MATERIAL |
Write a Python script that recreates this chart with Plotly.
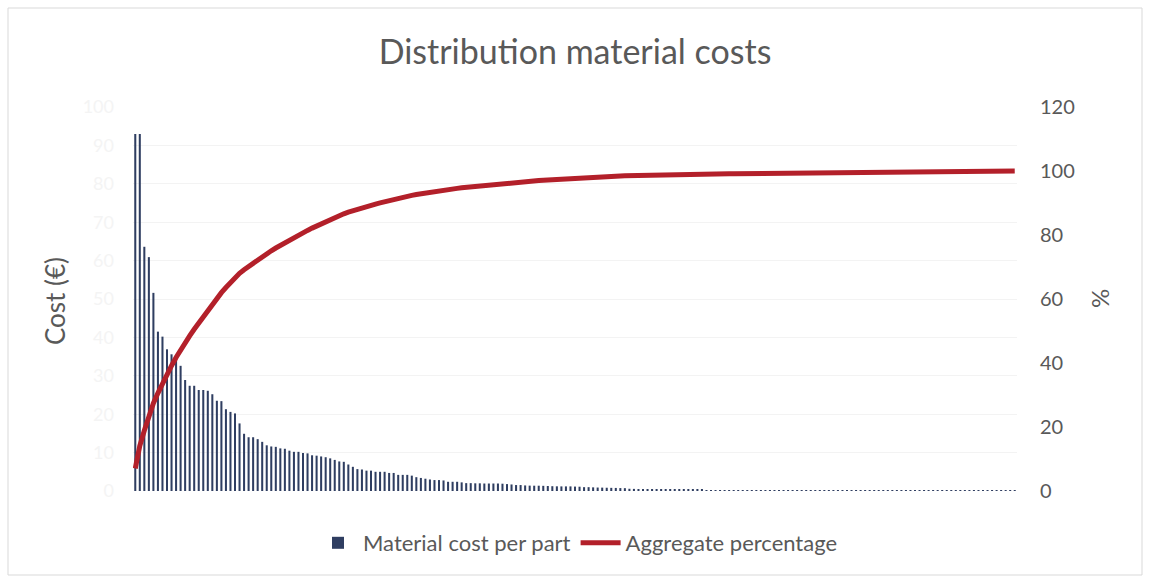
import numpy as np
import plotly.graph_objects as go

# Material cost per part (EUR), sorted descending, one value per part
cost_head = [93, 93, 63.6, 60.9, 51.6, 41.5, 40.2, 36.9, 35.6, 34.1,
             32.6, 28.9, 27.4, 27.4, 26.3, 26.3, 26.1, 25.2, 23.5, 23.4,
             21.3, 20.6, 20.2, 17.6, 14.9, 14.0, 14.0, 13.5, 12.8]
cost_mid = [11.9, 11.6, 11.5, 11.1, 11.0, 10.5, 10.2, 10.2, 9.9, 9.8,
            9.3, 9.2, 9.0, 8.8, 8.5, 8.1, 7.7, 7.6, 6.9, 6.3,
            5.7, 5.6, 5.3, 5.3, 5.0, 5.0, 5.0, 4.7, 4.7, 4.2,
            4.2, 4.2, 4.0, 3.6, 3.4]
cost_low = [3.2, 3.0, 2.85, 2.85, 2.75, 2.4, 2.4, 2.4, 2.25, 2.05,
            2.05, 2.0, 2.0, 1.95, 1.95, 1.95, 1.95, 1.9, 1.8, 1.7,
            1.55, 1.55, 1.45, 1.4, 1.38, 1.38, 1.35, 1.3, 1.25, 1.22,
            1.2, 1.2, 1.2, 1.15, 1.12, 1.0, 1.0, 0.95,
            0.9, 0.88, 0.85, 0.82, 0.8, 0.76, 0.74,
            0.58, 0.55, 0.52, 0.5, 0.48, 0.46, 0.44, 0.42,
            0.34, 0.33, 0.32, 0.31, 0.3, 0.3, 0.29, 0.28, 0.28]
cost_tail = [0.26, 0.26, 0.25, 0.25, 0.25, 0.24, 0.24, 0.24, 0.24, 0.23,
             0.23, 0.23, 0.22, 0.22, 0.22, 0.22, 0.21, 0.21, 0.21, 0.21,
             0.2, 0.2, 0.2, 0.2, 0.2, 0.2, 0.19, 0.19, 0.19, 0.19,
             0.19, 0.19, 0.18, 0.18, 0.18, 0.18, 0.18, 0.18, 0.18, 0.17,
             0.17, 0.17, 0.17, 0.17, 0.17, 0.17, 0.16, 0.16, 0.16, 0.16,
             0.16, 0.16, 0.16, 0.16, 0.15, 0.15, 0.15, 0.15, 0.15, 0.15,
             0.15, 0.15, 0.15, 0.15, 0.15, 0.15, 0.15, 0.15, 0.15]

cost = np.array(cost_head + cost_mid + cost_low + cost_tail)
parts = list(range(1, len(cost) + 1))
aggregate_pct = np.cumsum(cost) / cost.sum() * 100

cost_ticks = [0, 10, 20, 30, 40, 50, 60, 70, 80, 90, 100]
pct_ticks = [0, 20, 40, 60, 80, 100, 120]

FONT = "Lato"
GREY = "#595959"
BAR = "#2F3E61"
RED = "#B3202A"

fig = go.Figure()
fig.add_trace(go.Bar(x=parts, y=cost, name="Material cost per part",
                     marker=dict(color=BAR, line=dict(width=0)), yaxis="y"))
fig.add_trace(go.Scatter(x=parts, y=aggregate_pct, name="Aggregate percentage",
                         mode="lines", line=dict(color=RED, width=5),
                         yaxis="y2"))

# plot area: x 133..1017, y 107..491
L, R, T, B = 133, 133, 107, 86
W, H = 1150, 577
pw, ph = W - L - R, H - T - B

def px_x(x):
    return (x - L) / pw

def px_y(y):
    return (H - B - y) / ph

fig.update_layout(
    width=W, height=H,
    margin=dict(l=L, r=R, t=T, b=B),
    paper_bgcolor="white", plot_bgcolor="white",
    font=dict(family=FONT, color=GREY, size=19),
    title=dict(text="Distribution material costs", x=0.5, xanchor="center",
               y=1 - 52 / H, yanchor="middle",
               font=dict(family=FONT, size=34, color=GREY)),
    bargap=0.55,
    showlegend=True,
    legend=dict(orientation="h", x=px_x(578), xanchor="center",
                y=px_y(543), yanchor="middle",
                font=dict(family=FONT, size=22, color=GREY),
                itemwidth=40, traceorder="normal"),
    xaxis=dict(range=[0.5, len(cost) + 0.5], showticklabels=False,
               showgrid=False, zeroline=False, showline=False, ticks=""),
    yaxis=dict(range=[0, 100], tickvals=cost_ticks, showgrid=True,
               gridcolor="#F3F3F3", gridwidth=1, zeroline=False,
               showline=False, ticks="", ticklabelstandoff=18,
               tickfont=dict(color="#F4F4F4", size=18, family=FONT)),
    yaxis2=dict(range=[0, 120], tickvals=pct_ticks, overlaying="y",
                side="right", showgrid=False, zeroline=False,
                showline=False, ticks="", ticklabelstandoff=22,
                tickfont=dict(color=GREY, size=20, family=FONT)),
    annotations=[
        dict(text="Cost (€)", xref="paper", yref="paper",
             x=px_x(55), y=px_y(301), textangle=-90, showarrow=False,
             xanchor="center", yanchor="middle",
             font=dict(family=FONT, size=26, color=GREY)),
        dict(text="%", xref="paper", yref="paper",
             x=px_x(1099), y=px_y(299), textangle=-90, showarrow=False,
             xanchor="center", yanchor="middle",
             font=dict(family=FONT, size=24, color=GREY)),
    ],
    shapes=[dict(type="rect", xref="paper", yref="paper",
                 x0=px_x(8), x1=px_x(1142), y0=px_y(575), y1=px_y(8),
                 line=dict(color="#D9D9D9", width=1), layer="below")],
)

fig.write_html("out.html")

EXERCISE DETAILS | Retype everything in the material word for word, minus pictures.

EXPECTED OUTPUT |
Write a Python script that recreates this chart with Plotly.
import numpy as np
import plotly.graph_objects as go

# Material cost per part (EUR), sorted descending, one value per part
cost_head = [93, 93, 63.6, 60.9, 51.6, 41.5, 40.2, 36.9, 35.6, 34.1,
             32.6, 28.9, 27.4, 27.4, 26.3, 26.3, 26.1, 25.2, 23.5, 23.4,
             21.3, 20.6, 20.2, 17.6, 14.9, 14.0, 14.0, 13.5, 12.8]
cost_mid = [11.9, 11.6, 11.5, 11.1, 11.0, 10.5, 10.2, 10.2, 9.9, 9.8,
            9.3, 9.2, 9.0, 8.8, 8.5, 8.1, 7.7, 7.6, 6.9, 6.3,
            5.7, 5.6, 5.3, 5.3, 5.0, 5.0, 5.0, 4.7, 4.7, 4.2,
            4.2, 4.2, 4.0, 3.6, 3.4]
cost_low = [3.2, 3.0, 2.85, 2.85, 2.75, 2.4, 2.4, 2.4, 2.25, 2.05,
            2.05, 2.0, 2.0, 1.95, 1.95, 1.95, 1.95, 1.9, 1.8, 1.7,
            1.55, 1.55, 1.45, 1.4, 1.38, 1.38, 1.35, 1.3, 1.25, 1.22,
            1.2, 1.2, 1.2, 1.15, 1.12, 1.0, 1.0, 0.95,
            0.9, 0.88, 0.85, 0.82, 0.8, 0.76, 0.74,
            0.58, 0.55, 0.52, 0.5, 0.48, 0.46, 0.44, 0.42,
            0.34, 0.33, 0.32, 0.31, 0.3, 0.3, 0.29, 0.28, 0.28]
cost_tail = [0.26, 0.26, 0.25, 0.25, 0.25, 0.24, 0.24, 0.24, 0.24, 0.23,
             0.23, 0.23, 0.22, 0.22, 0.22, 0.22, 0.21, 0.21, 0.21, 0.21,
             0.2, 0.2, 0.2, 0.2, 0.2, 0.2, 0.19, 0.19, 0.19, 0.19,
             0.19, 0.19, 0.18, 0.18, 0.18, 0.18, 0.18, 0.18, 0.18, 0.17,
             0.17, 0.17, 0.17, 0.17, 0.17, 0.17, 0.16, 0.16, 0.16, 0.16,
             0.16, 0.16, 0.16, 0.16, 0.15, 0.15, 0.15, 0.15, 0.15, 0.15,
             0.15, 0.15, 0.15, 0.15, 0.15, 0.15, 0.15, 0.15, 0.15]

cost = np.array(cost_head + cost_mid + cost_low + cost_tail)
parts = list(range(1, len(cost) + 1))
aggregate_pct = np.cumsum(cost) / cost.sum() * 100

cost_ticks = [0, 10, 20, 30, 40, 50, 60, 70, 80, 90, 100]
pct_ticks = [0, 20, 40, 60, 80, 100, 120]

FONT = "Lato"
GREY = "#595959"
BAR = "#2F3E61"
RED = "#B3202A"

fig = go.Figure()
fig.add_trace(go.Bar(x=parts, y=cost, name="Material cost per part",
                     marker=dict(color=BAR, line=dict(width=0)), yaxis="y"))
fig.add_trace(go.Scatter(x=parts, y=aggregate_pct, name="Aggregate percentage",
                         mode="lines", line=dict(color=RED, width=5),
                         yaxis="y2"))

# plot area: x 133..1017, y 107..491
L, R, T, B = 133, 133, 107, 86
W, H = 1150, 577
pw, ph = W - L - R, H - T - B

def px_x(x):
    return (x - L) / pw

def px_y(y):
    return (H - B - y) / ph

fig.update_layout(
    width=W, height=H,
    margin=dict(l=L, r=R, t=T, b=B),
    paper_bgcolor="white", plot_bgcolor="white",
    font=dict(family=FONT, color=GREY, size=19),
    title=dict(text="Distribution material costs", x=0.5, xanchor="center",
               y=1 - 52 / H, yanchor="middle",
               font=dict(family=FONT, size=34, color=GREY)),
    bargap=0.55,
    showlegend=True,
    legend=dict(orientation="h", x=px_x(578), xanchor="center",
                y=px_y(543), yanchor="middle",
                font=dict(family=FONT, size=22, color=GREY),
                itemwidth=40, traceorder="normal"),
    xaxis=dict(range=[0.5, len(cost) + 0.5], showticklabels=False,
               showgrid=False, zeroline=False, showline=False, ticks=""),
    yaxis=dict(range=[0, 100], tickvals=cost_ticks, showgrid=True,
               gridcolor="#F3F3F3", gridwidth=1, zeroline=False,
               showline=False, ticks="", ticklabelstandoff=18,
               tickfont=dict(color="#F4F4F4", size=18, family=FONT)),
    yaxis2=dict(range=[0, 120], tickvals=pct_ticks, overlaying="y",
                side="right", showgrid=False, zeroline=False,
                showline=False, ticks="", ticklabelstandoff=22,
                tickfont=dict(color=GREY, size=20, family=FONT)),
    annotations=[
        dict(text="Cost (€)", xref="paper", yref="paper",
             x=px_x(55), y=px_y(301), textangle=-90, showarrow=False,
             xanchor="center", yanchor="middle",
             font=dict(family=FONT, size=26, color=GREY)),
        dict(text="%", xref="paper", yref="paper",
             x=px_x(1099), y=px_y(299), textangle=-90, showarrow=False,
             xanchor="center", yanchor="middle",
             font=dict(family=FONT, size=24, color=GREY)),
    ],
    shapes=[dict(type="rect", xref="paper", yref="paper",
                 x0=px_x(8), x1=px_x(1142), y0=px_y(575), y1=px_y(8),
                 line=dict(color="#D9D9D9", width=1), layer="below")],
)

fig.write_html("out.html")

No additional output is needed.